▸ EXERCISE TASK: Retype nothing except the lines below from the one with "Reproduce this chart with Plotly." through the one with "import plotly.graph_objects as go", exactly, with images left out.

-=-=-=-=-

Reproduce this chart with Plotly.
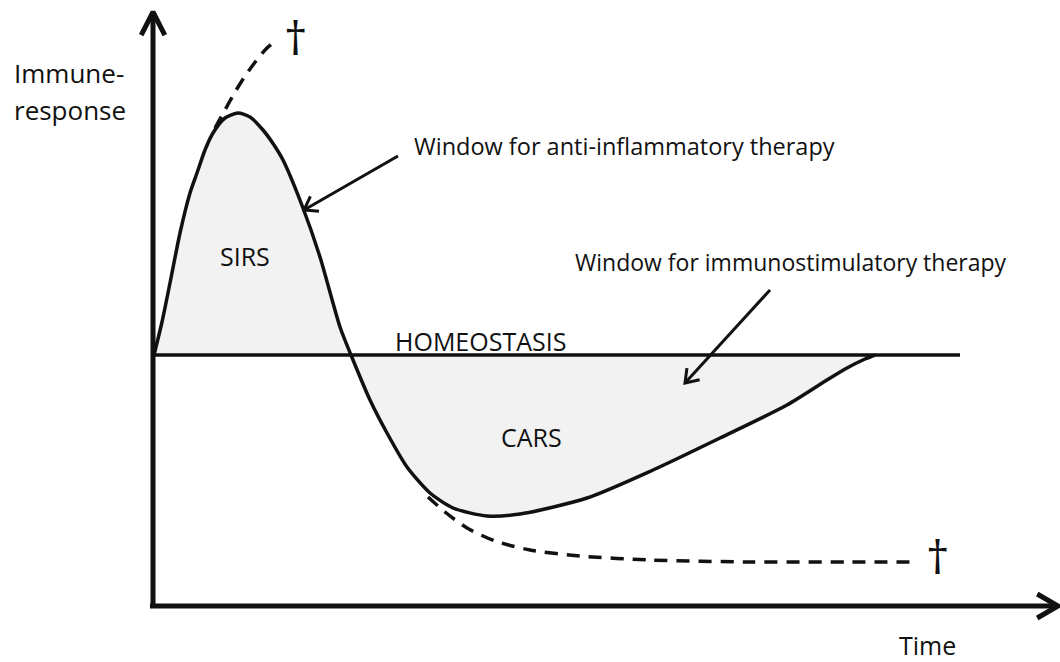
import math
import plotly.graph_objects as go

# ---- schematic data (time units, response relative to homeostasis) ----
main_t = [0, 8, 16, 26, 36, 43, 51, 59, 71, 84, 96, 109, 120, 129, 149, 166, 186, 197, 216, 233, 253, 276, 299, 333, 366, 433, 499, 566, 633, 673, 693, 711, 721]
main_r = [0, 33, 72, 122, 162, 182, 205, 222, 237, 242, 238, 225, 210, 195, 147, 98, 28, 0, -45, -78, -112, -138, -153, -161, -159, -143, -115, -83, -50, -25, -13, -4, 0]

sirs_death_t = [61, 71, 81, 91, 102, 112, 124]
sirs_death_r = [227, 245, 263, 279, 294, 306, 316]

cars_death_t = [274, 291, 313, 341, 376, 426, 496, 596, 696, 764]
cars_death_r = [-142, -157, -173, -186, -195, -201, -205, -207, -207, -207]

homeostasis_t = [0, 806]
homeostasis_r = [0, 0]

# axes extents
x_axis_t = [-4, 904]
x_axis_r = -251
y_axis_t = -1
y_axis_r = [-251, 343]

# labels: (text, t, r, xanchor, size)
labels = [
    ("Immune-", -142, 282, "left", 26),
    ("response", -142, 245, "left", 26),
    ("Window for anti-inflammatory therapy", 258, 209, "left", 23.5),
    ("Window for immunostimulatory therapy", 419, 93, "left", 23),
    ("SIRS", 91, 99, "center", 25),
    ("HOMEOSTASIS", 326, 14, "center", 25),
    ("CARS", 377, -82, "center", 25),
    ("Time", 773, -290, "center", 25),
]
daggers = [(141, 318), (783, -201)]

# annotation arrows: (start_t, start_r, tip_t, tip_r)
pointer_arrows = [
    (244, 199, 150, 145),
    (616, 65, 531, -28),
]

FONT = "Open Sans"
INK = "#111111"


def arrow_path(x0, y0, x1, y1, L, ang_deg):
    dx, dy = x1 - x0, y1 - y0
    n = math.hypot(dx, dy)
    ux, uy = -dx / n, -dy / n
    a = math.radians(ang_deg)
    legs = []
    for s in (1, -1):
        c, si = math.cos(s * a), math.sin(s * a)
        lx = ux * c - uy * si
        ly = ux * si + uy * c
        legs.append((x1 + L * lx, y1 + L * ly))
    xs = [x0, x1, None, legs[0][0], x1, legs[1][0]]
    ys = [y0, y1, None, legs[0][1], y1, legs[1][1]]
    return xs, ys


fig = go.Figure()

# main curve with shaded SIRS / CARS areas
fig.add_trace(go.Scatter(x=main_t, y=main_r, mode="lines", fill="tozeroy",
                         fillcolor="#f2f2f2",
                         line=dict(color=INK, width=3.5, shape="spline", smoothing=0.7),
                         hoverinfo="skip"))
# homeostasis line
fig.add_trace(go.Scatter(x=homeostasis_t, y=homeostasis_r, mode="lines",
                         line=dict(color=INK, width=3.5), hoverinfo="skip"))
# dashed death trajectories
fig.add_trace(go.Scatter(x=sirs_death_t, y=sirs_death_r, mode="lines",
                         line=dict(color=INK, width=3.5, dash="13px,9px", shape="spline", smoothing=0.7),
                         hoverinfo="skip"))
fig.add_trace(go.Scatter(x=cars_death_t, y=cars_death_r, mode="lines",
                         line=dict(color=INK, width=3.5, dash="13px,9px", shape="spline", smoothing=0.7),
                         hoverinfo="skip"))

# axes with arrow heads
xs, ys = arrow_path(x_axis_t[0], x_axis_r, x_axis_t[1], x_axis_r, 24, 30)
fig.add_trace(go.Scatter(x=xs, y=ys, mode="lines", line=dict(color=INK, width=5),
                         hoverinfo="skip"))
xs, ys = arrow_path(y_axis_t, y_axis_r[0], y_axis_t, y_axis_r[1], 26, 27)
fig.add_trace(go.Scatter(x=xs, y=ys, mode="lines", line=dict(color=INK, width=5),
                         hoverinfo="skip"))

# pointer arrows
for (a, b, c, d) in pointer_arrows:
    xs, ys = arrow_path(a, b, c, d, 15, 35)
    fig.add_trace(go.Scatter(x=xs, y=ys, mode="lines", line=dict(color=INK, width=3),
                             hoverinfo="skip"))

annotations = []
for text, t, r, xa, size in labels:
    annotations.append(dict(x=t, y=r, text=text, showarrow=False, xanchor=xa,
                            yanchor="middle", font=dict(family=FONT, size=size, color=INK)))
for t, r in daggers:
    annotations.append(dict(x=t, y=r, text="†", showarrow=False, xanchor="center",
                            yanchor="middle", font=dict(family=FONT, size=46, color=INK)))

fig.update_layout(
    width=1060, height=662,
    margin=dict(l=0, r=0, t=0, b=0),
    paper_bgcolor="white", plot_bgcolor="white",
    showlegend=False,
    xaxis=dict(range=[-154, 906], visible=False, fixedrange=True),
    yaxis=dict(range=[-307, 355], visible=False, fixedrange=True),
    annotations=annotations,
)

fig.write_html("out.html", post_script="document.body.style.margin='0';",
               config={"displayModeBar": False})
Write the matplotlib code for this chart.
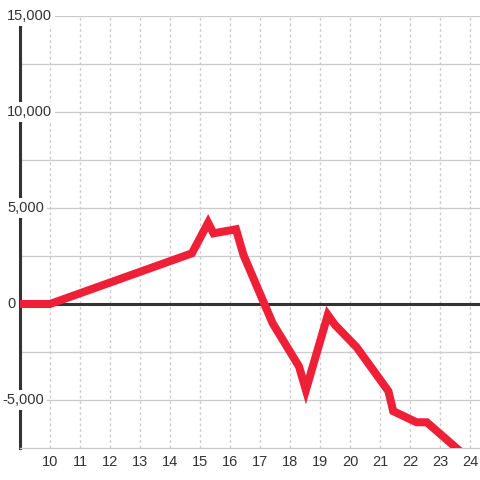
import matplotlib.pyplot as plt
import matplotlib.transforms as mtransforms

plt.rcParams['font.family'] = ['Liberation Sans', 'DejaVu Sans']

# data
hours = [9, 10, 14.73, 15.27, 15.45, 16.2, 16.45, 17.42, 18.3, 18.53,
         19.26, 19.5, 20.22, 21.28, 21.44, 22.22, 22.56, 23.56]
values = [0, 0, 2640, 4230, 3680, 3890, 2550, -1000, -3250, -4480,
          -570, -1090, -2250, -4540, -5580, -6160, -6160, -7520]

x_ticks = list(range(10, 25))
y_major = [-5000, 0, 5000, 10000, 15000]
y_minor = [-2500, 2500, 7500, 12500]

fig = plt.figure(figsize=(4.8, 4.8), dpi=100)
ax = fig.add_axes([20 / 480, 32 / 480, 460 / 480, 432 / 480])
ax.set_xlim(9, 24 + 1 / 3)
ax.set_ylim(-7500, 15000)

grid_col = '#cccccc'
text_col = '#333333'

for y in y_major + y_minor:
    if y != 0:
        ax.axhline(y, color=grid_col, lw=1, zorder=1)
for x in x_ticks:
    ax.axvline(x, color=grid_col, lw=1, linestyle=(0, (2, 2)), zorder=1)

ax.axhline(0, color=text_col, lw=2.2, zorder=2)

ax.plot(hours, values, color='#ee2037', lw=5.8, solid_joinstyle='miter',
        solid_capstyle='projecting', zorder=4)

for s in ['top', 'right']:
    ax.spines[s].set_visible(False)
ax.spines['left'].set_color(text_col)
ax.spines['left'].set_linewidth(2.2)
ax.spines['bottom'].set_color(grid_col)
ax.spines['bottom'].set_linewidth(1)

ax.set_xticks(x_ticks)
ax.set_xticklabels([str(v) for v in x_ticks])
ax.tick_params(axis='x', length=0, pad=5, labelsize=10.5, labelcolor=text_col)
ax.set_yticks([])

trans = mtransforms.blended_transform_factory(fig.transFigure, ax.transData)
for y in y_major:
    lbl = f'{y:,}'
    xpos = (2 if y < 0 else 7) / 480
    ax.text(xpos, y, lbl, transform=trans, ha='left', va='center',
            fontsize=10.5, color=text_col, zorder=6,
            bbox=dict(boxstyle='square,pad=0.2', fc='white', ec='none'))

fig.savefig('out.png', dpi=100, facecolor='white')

-=-=-=-=-

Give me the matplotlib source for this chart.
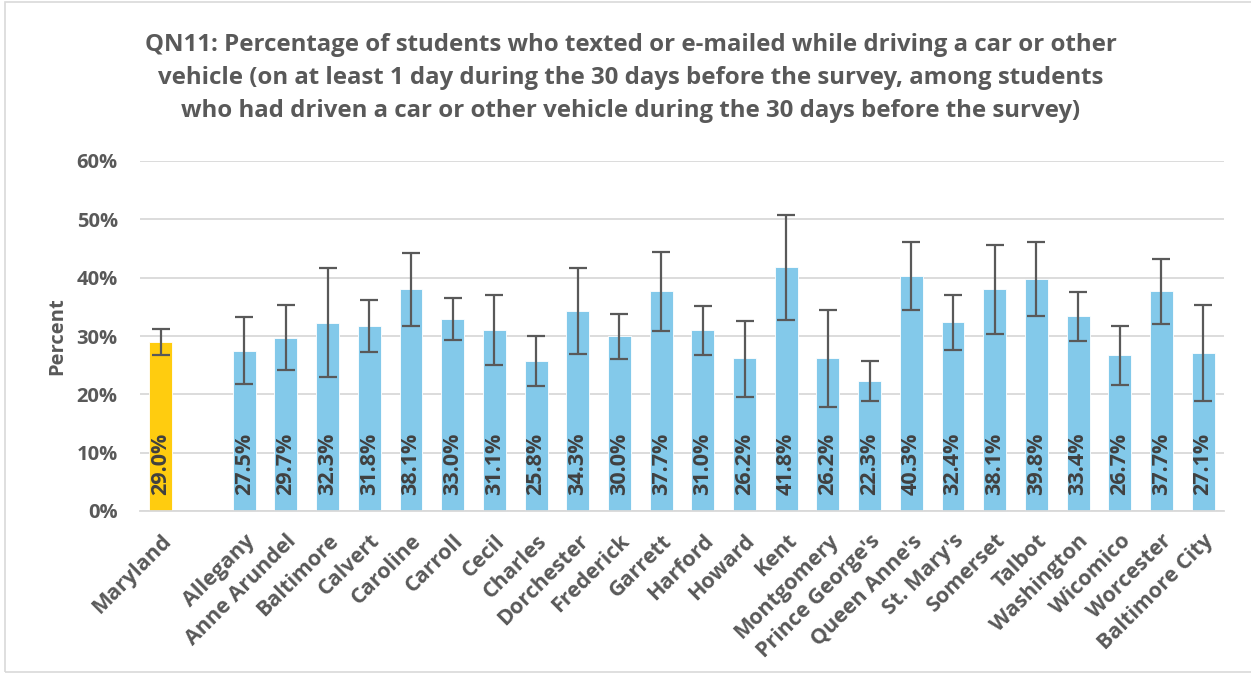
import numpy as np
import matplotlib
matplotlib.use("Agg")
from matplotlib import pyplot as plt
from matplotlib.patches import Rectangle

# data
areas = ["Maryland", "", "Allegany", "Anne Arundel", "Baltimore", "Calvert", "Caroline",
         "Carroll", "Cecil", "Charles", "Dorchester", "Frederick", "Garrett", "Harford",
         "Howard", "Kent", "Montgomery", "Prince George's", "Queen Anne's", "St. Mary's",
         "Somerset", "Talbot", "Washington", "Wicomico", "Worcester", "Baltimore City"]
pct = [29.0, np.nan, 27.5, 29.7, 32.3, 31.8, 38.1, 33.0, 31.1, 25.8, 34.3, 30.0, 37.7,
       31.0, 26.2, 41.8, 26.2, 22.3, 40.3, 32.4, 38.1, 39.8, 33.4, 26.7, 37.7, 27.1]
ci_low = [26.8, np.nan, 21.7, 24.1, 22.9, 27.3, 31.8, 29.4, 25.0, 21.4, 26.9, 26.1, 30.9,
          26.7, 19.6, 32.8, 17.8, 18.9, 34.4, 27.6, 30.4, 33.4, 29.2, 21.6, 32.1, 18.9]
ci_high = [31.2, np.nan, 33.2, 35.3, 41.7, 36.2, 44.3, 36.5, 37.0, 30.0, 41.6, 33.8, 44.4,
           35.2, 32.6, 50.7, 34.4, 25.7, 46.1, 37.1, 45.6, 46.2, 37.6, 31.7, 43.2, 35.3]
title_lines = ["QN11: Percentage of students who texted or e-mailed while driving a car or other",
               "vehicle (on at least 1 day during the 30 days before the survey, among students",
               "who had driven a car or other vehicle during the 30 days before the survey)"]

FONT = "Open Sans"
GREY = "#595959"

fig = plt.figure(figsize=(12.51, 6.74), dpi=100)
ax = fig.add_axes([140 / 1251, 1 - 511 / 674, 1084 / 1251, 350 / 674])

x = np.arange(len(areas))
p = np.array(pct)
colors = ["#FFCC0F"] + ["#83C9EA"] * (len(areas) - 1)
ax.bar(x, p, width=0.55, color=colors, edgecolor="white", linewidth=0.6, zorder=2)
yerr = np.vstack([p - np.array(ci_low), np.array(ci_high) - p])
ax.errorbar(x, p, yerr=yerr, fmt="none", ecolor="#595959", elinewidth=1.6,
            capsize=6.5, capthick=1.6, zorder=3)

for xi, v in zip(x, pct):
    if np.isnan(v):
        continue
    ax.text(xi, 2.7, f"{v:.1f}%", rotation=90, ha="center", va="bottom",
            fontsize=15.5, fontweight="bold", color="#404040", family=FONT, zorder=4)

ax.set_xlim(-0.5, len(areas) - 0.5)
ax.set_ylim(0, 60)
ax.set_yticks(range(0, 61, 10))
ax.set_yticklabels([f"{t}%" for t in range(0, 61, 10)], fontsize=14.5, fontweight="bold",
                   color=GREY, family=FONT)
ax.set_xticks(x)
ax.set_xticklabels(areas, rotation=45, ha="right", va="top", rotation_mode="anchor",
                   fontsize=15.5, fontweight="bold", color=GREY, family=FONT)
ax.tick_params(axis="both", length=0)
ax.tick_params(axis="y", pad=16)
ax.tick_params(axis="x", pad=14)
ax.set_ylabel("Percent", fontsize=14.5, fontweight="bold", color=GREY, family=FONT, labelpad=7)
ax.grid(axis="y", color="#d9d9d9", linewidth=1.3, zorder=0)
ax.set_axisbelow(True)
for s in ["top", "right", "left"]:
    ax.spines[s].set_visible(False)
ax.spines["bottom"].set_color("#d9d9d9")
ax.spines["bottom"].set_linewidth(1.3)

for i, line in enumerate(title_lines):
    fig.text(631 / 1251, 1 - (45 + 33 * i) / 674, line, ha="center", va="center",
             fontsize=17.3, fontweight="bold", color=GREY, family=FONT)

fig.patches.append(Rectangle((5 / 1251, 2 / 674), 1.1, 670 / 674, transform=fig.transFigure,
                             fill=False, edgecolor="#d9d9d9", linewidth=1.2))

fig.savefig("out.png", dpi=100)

-=-=-=-=-

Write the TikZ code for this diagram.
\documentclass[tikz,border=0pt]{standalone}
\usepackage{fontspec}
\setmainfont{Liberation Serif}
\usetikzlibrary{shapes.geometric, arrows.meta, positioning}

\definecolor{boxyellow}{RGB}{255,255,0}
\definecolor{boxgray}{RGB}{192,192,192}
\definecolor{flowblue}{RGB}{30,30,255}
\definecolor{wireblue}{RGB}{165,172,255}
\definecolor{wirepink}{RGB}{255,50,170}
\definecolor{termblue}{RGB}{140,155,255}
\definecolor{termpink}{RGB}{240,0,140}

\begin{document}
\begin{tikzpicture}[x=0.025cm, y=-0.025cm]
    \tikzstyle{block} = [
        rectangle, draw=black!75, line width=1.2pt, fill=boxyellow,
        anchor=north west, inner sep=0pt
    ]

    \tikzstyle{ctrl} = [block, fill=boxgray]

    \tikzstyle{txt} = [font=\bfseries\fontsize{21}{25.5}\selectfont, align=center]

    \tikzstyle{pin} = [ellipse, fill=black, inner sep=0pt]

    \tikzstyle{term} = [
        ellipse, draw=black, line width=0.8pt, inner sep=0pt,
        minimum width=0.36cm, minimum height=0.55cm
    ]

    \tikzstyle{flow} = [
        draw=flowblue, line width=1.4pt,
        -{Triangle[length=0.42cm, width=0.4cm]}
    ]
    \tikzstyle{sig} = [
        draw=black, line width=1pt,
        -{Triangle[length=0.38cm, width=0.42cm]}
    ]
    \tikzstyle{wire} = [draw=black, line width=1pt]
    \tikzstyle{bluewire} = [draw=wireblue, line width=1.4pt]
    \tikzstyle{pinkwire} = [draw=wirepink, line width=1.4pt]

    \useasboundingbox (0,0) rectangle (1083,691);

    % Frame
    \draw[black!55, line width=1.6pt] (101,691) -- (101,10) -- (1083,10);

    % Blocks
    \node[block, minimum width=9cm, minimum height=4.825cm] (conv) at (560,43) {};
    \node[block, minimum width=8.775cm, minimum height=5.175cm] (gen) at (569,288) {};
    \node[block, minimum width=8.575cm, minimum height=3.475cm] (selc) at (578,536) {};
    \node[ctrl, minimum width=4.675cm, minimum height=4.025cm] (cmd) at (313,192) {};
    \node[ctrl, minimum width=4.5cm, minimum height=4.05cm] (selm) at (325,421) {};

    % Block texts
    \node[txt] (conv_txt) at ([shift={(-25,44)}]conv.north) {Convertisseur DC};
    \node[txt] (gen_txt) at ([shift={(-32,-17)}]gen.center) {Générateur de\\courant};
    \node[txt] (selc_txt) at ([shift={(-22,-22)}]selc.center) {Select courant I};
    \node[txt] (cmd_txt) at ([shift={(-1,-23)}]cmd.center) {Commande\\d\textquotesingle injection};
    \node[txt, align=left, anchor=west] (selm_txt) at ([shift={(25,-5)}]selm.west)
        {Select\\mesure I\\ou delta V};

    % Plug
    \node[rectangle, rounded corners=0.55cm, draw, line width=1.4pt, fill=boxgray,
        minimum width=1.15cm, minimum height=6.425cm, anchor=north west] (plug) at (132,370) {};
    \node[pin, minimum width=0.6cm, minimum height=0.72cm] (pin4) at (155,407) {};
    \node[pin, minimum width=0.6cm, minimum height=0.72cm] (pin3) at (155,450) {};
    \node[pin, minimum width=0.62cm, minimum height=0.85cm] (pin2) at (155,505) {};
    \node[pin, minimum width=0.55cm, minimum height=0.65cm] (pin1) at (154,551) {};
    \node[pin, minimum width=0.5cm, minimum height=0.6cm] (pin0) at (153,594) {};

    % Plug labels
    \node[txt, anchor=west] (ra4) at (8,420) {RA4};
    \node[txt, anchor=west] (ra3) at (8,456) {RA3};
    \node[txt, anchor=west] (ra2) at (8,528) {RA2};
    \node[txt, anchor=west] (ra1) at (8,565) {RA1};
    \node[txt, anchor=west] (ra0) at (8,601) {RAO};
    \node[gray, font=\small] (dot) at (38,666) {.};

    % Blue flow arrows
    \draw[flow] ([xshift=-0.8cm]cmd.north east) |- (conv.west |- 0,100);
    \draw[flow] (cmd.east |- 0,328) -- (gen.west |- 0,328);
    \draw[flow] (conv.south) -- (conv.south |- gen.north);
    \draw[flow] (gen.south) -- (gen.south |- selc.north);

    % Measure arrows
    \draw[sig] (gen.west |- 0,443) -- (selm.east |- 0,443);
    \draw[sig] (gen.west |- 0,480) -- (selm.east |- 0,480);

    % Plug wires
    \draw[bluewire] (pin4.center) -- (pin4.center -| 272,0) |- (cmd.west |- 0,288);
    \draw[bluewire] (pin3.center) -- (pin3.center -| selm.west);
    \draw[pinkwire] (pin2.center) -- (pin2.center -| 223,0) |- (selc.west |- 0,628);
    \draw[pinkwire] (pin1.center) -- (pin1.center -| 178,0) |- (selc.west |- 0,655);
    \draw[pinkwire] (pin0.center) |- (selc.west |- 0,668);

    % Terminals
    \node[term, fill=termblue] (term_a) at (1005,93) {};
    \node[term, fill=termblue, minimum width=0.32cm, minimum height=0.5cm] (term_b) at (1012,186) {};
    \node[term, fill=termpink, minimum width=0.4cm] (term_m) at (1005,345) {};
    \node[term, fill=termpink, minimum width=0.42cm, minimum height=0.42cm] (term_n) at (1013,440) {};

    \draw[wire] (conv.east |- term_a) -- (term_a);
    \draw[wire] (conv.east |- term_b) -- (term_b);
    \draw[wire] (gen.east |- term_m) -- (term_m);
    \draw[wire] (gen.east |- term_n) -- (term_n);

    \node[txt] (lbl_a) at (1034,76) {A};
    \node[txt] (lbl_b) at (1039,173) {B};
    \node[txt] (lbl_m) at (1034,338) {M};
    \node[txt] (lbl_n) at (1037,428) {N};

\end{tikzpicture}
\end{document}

-=-=-=-=-

▸ ANSWER TO THE TASK:
Reproduce this chart with Plotly.
import math
import plotly.graph_objects as go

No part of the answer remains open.